The collective agreement of the 1,350 employees represented by PAFSO has been expired since June 2011. After 18 months of negotiations between the Government of Canada’s Treasury Council and the union, the conflict remained unresolved. The union has proposed third-party arbitration.
PAFSO wants wage equality within all the divisions and members of embassy workers, which means adjusting salaries by up to $14,000 a year, and were willing to forfeit severance bonuses which amount to two per cent of pay per year worked, in return.
The government did not accept, and since June 6, negotiations have been blocked. PAFSO is now on a rotating strike, waiting for a court verdict to force the Treasury Council to negotiate via arbitration. The union confirmed that refugees’ demands are still processed, but all the other demands are treated without priority by essential staff.

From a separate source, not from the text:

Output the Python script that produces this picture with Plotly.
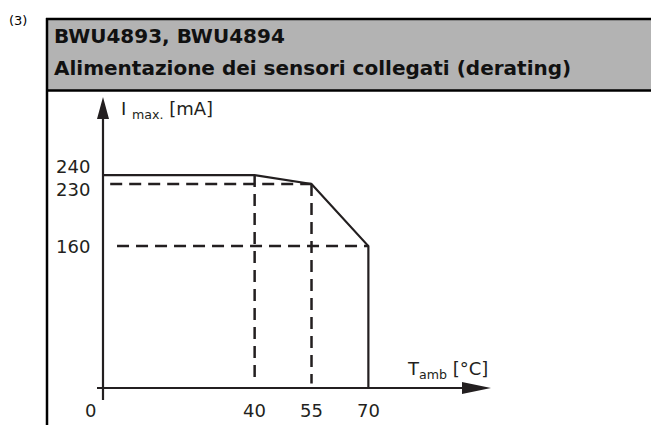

Lysane Blanchette-Lamothe, NDP Member of Parliament for Pierrefonds-Dollard and the Immigration and Citizenship critic for the Opposition, is urging the government to go back to the negotiation table.
“The government could have avoided this situation, because the conflict has been going on for two years,” said Blanchette-Lamothe.
There has been a limited impact on other Montreal universities as well. Université de Montréal spokesperson Mathieu Fillion said that “among the 7,000 international students coming mainly from France, only a restricted number were still waiting for their visas.” At the Université du Québec à Montréal some of their 3,000 international students may have to wait until January to begin class, according to communications officer Jenny Desrochers.
“So far, no major problems have been reported,” said McGill Dean of Students Andre Costopoulos.